Unfortunately, the Arizona Constitution has been read to restrict the ability of the legislature to enact or modify rules of evidence. In January 2011, an Arizona appellate court struck down the legislation as a violation of the separation of powers and usurpation of the supreme court’s rule-making authority – the power to make rules as to all procedural matters. Lear v. Fields, 245 P.3d 911 (Ariz. Ct. App. Div. 2 2011). An Arizona rules committee, operating within the judicial branch, is currently debating a proposal to adopt a standard based on Daubert.  


The Supreme Court of Alabama has repeatedly declared Alabama to be a Frye state. E.g., General Motors v. Jernigan, 883 So.2d 646 (Ala. 2003); Courtaulds Fibers, Inc. v. Long, 779 So.2d 198 (Ala. 2000). The Alabama legislature, however, has specifically adopted Daubert for admissibility determinations regarding DNA evidence. Ala. Code §36-18-30 (1997). See Turner v. State, 746 So.2d 355 (Ala. 1998).  

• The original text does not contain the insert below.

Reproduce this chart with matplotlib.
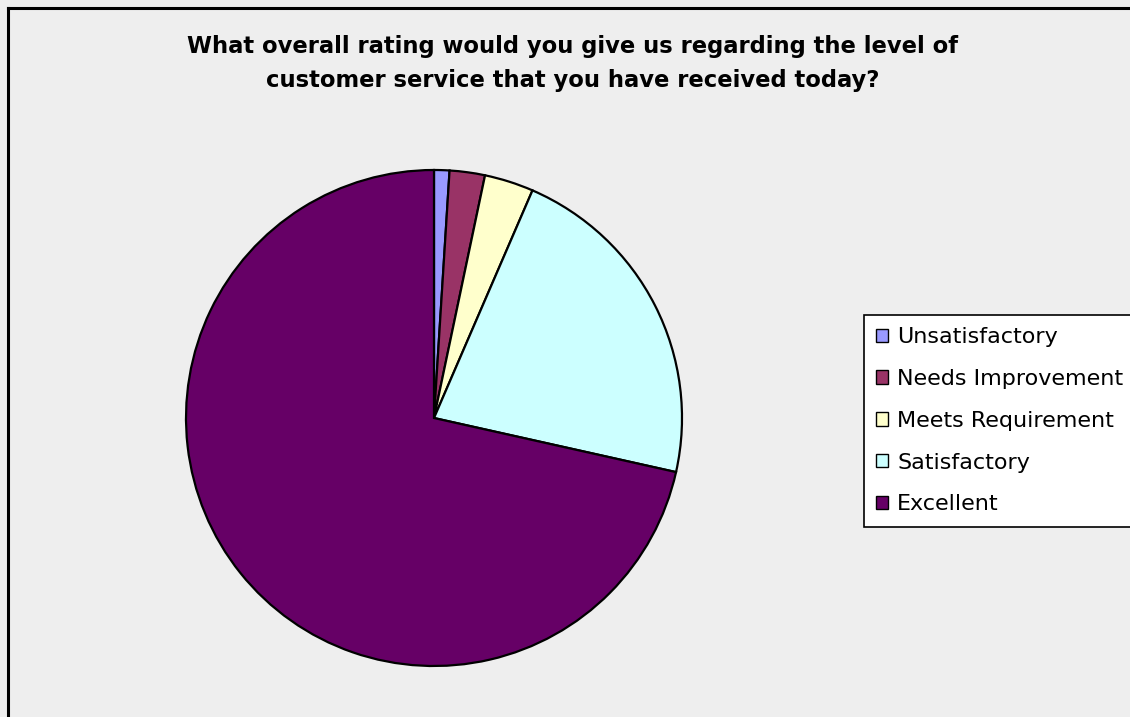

The legislature held hearings in March 2011 on proposed legislation which would adopt a Daubert-like standard. The bill has passed out of the Senate and is pending, as of this writing, in the House.  


Florida’s post-Daubert experience has been enigmatic.

The Florida Supreme Court decided, in the wake of Daubert, to stick with Frye. See, e.g., Flanagan v. State, 625 So. 2d 827 (Fla. 1993). It reaffirmed that decision as recently as 2007 in Marsh v. Valyou, 977 So. 2d 543 (Fla. 2007). In Castillo v. E.I. Du Pont De Nemours & Co., 854 So. 2d 1264 (Fla. 2003) the court observed, however, that the Florida version of the Frye rule is equivalent to the first prong (the reliability analysis) of Daubert. Id. at 1276. Florida courts have also held that “pure opinion” testimony need not be scrutinized under the Frye rule, defining “pure opinion” as testimony based solely on the expert’s background, experience and training. Hadden v. State, 690 So.2d 573, 580 (Fla. 1997); Flanagan, 625 So.2d at 828. See also Gelsthorpe v. Weinstein, 897 So.2d 504, 510-511 (Fla. 2nd DCA 2005); Holy Cross Hosp., Inc. v. Marrone, 816 So.2d 1113 (Fla. 4th DCA 2001). Recent district court of appeal decisions, however, have been unfaithful to this narrow reading of the pure opinion exception, e.g., Andries v. Royal Caribbean Cruises, Ltd., 12 So.3d 260 (Fla. 3rd DCA 2009), and the Florida Supreme Court has not yet revisited the issue.

Meanwhile, a legislative effort to adopt a Daubert-type standard made it out of committee but died on the floor along with other tort reform measures.